I'm going to be honest, here - this reorg has been the source of many questions and fears (along with excitement & potential for things to improve). There are so many little details that I wonder about! And I really like to know what is going on...all of the time. Yet the thing that I fall back on is trust. I trust that our leaders who have envisioned this change really believe it will help, and I trust that they will figure out the details. I trust that our leadership has the 3 Cs - they are capable, competent, and caring. This trust means that I can let go of my need to know, my desire to advocate at every turn, and my own ideas of how things should be. There is still a time and place to share all of that - and I do - but then I can leave it be and let them take my ideas along with all of the other ones and choose the best path to move forward. One of the big reasons I feel comfortable doing this is because I have seen, many times, these leaders choose to do what is right rather than what is easy. That gives me confidence that it is not only the loudest voices that will be heard! It's freeing to let go, but it's only possible because of the trust that has been earned.
Trust.
And now I come to a place where I have to ask for trust from others. As I develop the schedule for next year, I am acutely aware that the decisions I make will have a significant impact on the lives of my teachers and their students.

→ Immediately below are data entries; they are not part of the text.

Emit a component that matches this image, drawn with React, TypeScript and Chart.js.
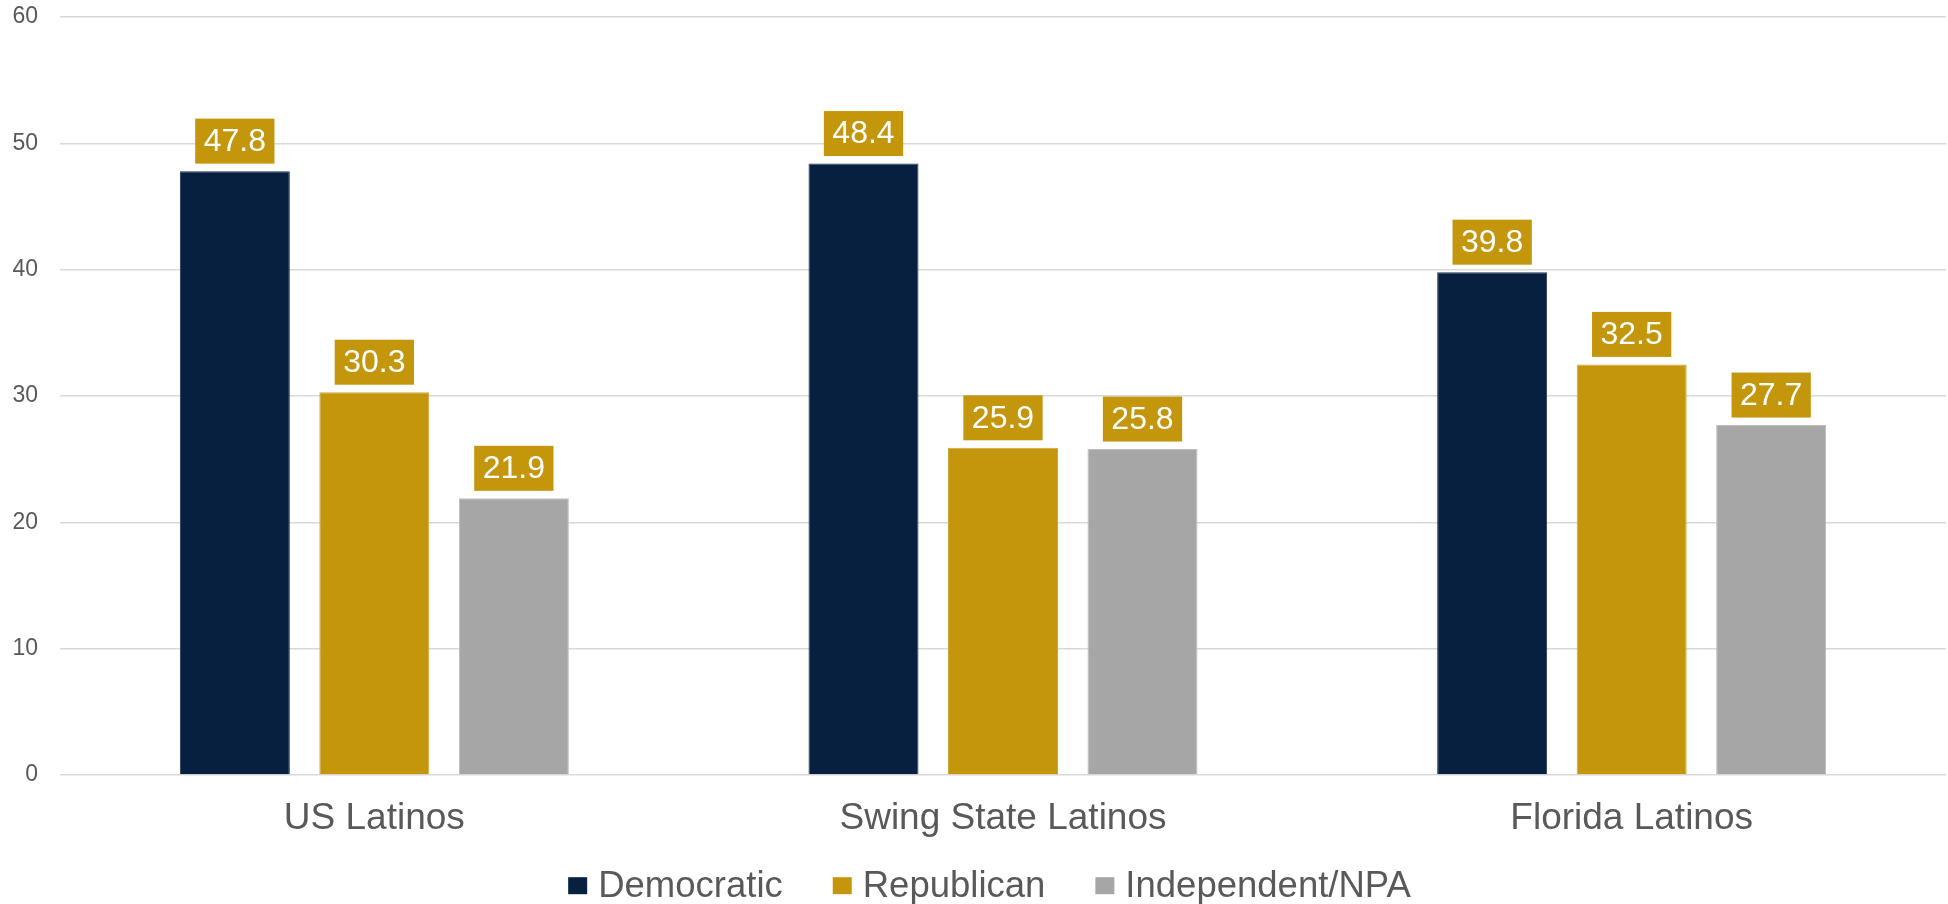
import React, { useEffect, useRef } from "react";
import { Chart, registerables } from "chart.js";

Chart.register(...registerables);

const categories = ["US Latinos", "Swing State Latinos", "Florida Latinos"];
const seriesNames = ["Democratic", "Republican", "Independent/NPA"];
const democratic = [47.8, 48.4, 39.8];
const republican = [30.3, 25.9, 32.5];
const independent = [21.9, 25.8, 27.7];
const yTicks = [0, 10, 20, 30, 40, 50, 60];

const COLORS = ["#08203F", "#C4960C", "#A6A6A6"];
const BORDERS = ["#1E3452", "#CFA535", "#BDBDBD"];
const FONT = "'Liberation Sans', Arial, sans-serif";
const TEXT = "#595959";
const LABEL_BG = "#C4960C";

const dataLabelPlugin = {
  id: "boxLabels",
  afterDatasetsDraw(chart: any) {
    const ctx = chart.ctx;
    ctx.save();
    ctx.font = `32px ${FONT}`;
    ctx.textAlign = "center";
    ctx.textBaseline = "middle";
    chart.data.datasets.forEach((ds: any, di: number) => {
      const meta = chart.getDatasetMeta(di);
      meta.data.forEach((el: any, i: number) => {
        const txt = Number(ds.data[i]).toFixed(1);
        const w = ctx.measureText(txt).width + 17;
        const h = 45;
        const bottom = el.y - 7.5;
        const top = bottom - h;
        ctx.fillStyle = LABEL_BG;
        ctx.fillRect(el.x - w / 2, top, w, h);
        ctx.fillStyle = "#FFFFFF";
        ctx.fillText(txt, el.x, top + h / 2 + 1);
      });
    });
    ctx.restore();
  },
};

// Legend drawn from the chart's own datasets (labels + colours)
const legendPlugin = {
  id: "bottomLegend",
  afterDraw(chart: any) {
    const ctx = chart.ctx;
    const fontSize = 36.5;
    const boxW = 19;
    const boxH = 17;
    const boxGap = 11;
    const itemGap = 50;
    const centerX = 989.5;
    const boxCenterY = 885.7;
    const baseline = 896.7;
    ctx.save();
    ctx.font = `${fontSize}px ${FONT}`;
    const items = chart.data.datasets.map((ds: any) => ({
      text: ds.label,
      color: ds.backgroundColor,
      w: ctx.measureText(ds.label).width,
    }));
    const total =
      items.reduce((s: number, it: any) => s + boxW + boxGap + it.w, 0) + itemGap * (items.length - 1);
    let x = centerX - total / 2;
    items.forEach((it: any) => {
      ctx.fillStyle = it.color;
      ctx.fillRect(x, boxCenterY - boxH / 2, boxW, boxH);
      const tx = x + boxW + boxGap;
      ctx.fillStyle = TEXT;
      ctx.textAlign = "left";
      ctx.textBaseline = "alphabetic";
      ctx.fillText(it.text, tx, baseline);
      x = tx + it.w + itemGap;
    });
    ctx.restore();
  },
};

export default function App() {
  const ref = useRef<HTMLCanvasElement | null>(null);

  useEffect(() => {
    if (!ref.current) return;
    const seriesValues = [democratic, republican, independent];
    const chart = new Chart(ref.current, {
      type: "bar",
      data: {
        labels: categories,
        datasets: seriesNames.map((name, i) => ({
          label: name,
          data: seriesValues[i],
          backgroundColor: COLORS[i],
          borderColor: BORDERS[i],
          borderWidth: 1,
          categoryPercentage: 0.6657,
          barPercentage: 0.7885,
        })),
      },
      options: {
        responsive: false,
        maintainAspectRatio: false,
        animation: false,
        devicePixelRatio: 1,
        layout: { padding: { left: 0, right: 2, top: 17, bottom: 59 } },
        plugins: {
          tooltip: { enabled: false },
          legend: { display: false },
        },
        scales: {
          x: {
            grid: { display: false, drawTicks: false },
            border: { display: false },
            ticks: {
              color: TEXT,
              padding: 22,
              font: { family: FONT, size: 37 },
            },
            afterFit: (s: any) => {
              s.height = 70;
            },
          },
          y: {
            min: 0,
            max: 60,
            afterBuildTicks: (s: any) => {
              s.ticks = yTicks.map((v) => ({ value: v }));
            },
            grid: { color: "#D9D9D9", lineWidth: 1.5, drawTicks: false },
            border: { display: false },
            ticks: {
              color: TEXT,
              padding: 22,
              font: { family: FONT, size: 23 },
            },
            afterFit: (s: any) => {
              s.width = 60;
              s.paddingTop = 0;
              s.paddingBottom = 0;
            },
          },
        },
      },
      plugins: [dataLabelPlugin, legendPlugin],
    });
    return () => chart.destroy();
  }, []);

  return (
    <div style={{ position: "fixed", left: 0, top: 0, width: 1948, height: 904, background: "#FFFFFF" }}>
      <canvas ref={ref} width={1948} height={904} style={{ display: "block" }} />
    </div>
  );
}
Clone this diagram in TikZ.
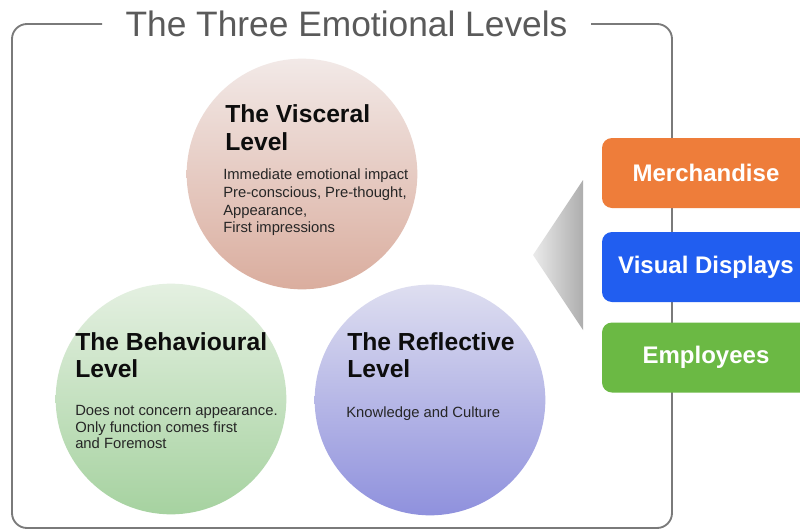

I worry about making the right call, and I am asking for a lot of input. Now, don't get me wrong, I think it is essential to involve as many voices as possible in the process, but I was struck when one of my teachers and friends said to me, "We trust you to make good decisions, even if they aren't always what we would have wanted." Being on the flip side made me realize that it is so much easier for me to give trust than to feel like I have earned it from others. It's affirming to know feel like my teachers trust me, and I want to live up to that! In a time where I am having to make some hard decisions, it has encouraged me to reflect on my relationships with leaders I have trusted - and, as mentioned above, something that means a lot to me is when leaders prioritize what is RIGHT over what is EASY. This tidbit has given me confidence to move forward on some things that may or may not be popular with everyone, but I believe they are the right thing for our kids and our district. As a person in a leadership position, it is my job to make these choices, even when it is uncomfortable. But hopefully, the thousands of other little decisions that have been made along the way have laid a foundation of trust for those who are affected.
Trust.
I could on and on, but one thing is clear: trust is foundational to all of our relationships, including those in schools.